The first approach is often called “evaluative mediation”. This involves an analysis of the problem using legal parameters and so, it is often used by lawyers. Usually the distribution of money is involved. The lawyer offers a legal analysis and evaluates whether or not one side or the other has a chance of success in attaining their objective if mediation is not successful. The lawyer will often meet privately with each of the parties in a “caucus” in which they will ask questions which test the strength of the position held by each party. Sometimes the parties want the lawyer to tell them if their position has any legal strength or justification. The mediator can also be asked sometimes, if the parties wish, to give them a non-binding “decision”, on how their case might turn out if it went to court. This might help them see what they are missing in the other side’s position.
The second approach is called “interest based” mediation. Mediators using this tool focus on the relationship between the parties and help the parties reach a solution which recognizes the fact that they must have an ongoing relationship with each other. Mental health professionals often use this approach but so do many other branches of the professions. Money is sometimes a problem, but in matrimonial divorce proceedings, the parenting plan is often in dispute in which case it is vital that the parents work out a solution that permits them to have an ongoing civil relationship for the sake of the children.
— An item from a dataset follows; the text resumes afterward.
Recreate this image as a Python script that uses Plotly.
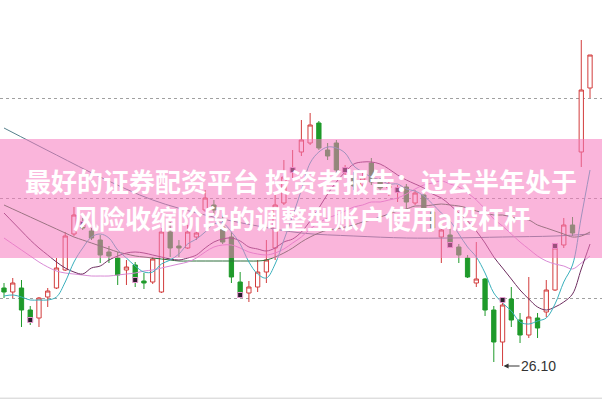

This approach can also be useful as well in labour situations where the owner and the employees have to have an ongoing relationship after the agreement is reached. It can and should be used anytime the parties in conflict need to work together when the conflict is over.
The third approach, similar to the second, is called “transformative mediation”. Transformation is the goal of this approach. The mediator is helping the parties find a solution which will transform the conflicted relationship into one which enables the parties to learn what triggered the conflict and, therefore, how to handle such a conflict if it arises again in the future. Again, mental health professionals are often the most skilled at doing this form of mediation because of their background, but other professionals have also had success.
The fourth approach is called “narrative mediation”. In their book called Practicing Narrative Mediation, the authors, John Winslade and Gerald Monk, believe that people live their lives through stories. Thus, the conflict becomes a “problem story”. They recognize that one person’s perspective on the past history (“their story”) differs substantially from the other person’s perspective in the same past history (“the other’s story”). They believe that by avoiding assumptions as to which story might more accurately reflect the past and by carefully listening to the parties express their own story in their own way, they can help the parties see that the “problem story” is a restraint. If the parties can see that and externalize it, they can hopefully learn how to “re-author” their “relationship story”.
There are other approaches for sure as the above list is not exhaustive. Mediation as a profession is constantly evolving, just like any other profession. Mediators therefore must keep up with the developments of social science and, like any other profession, continue their education throughout their lives.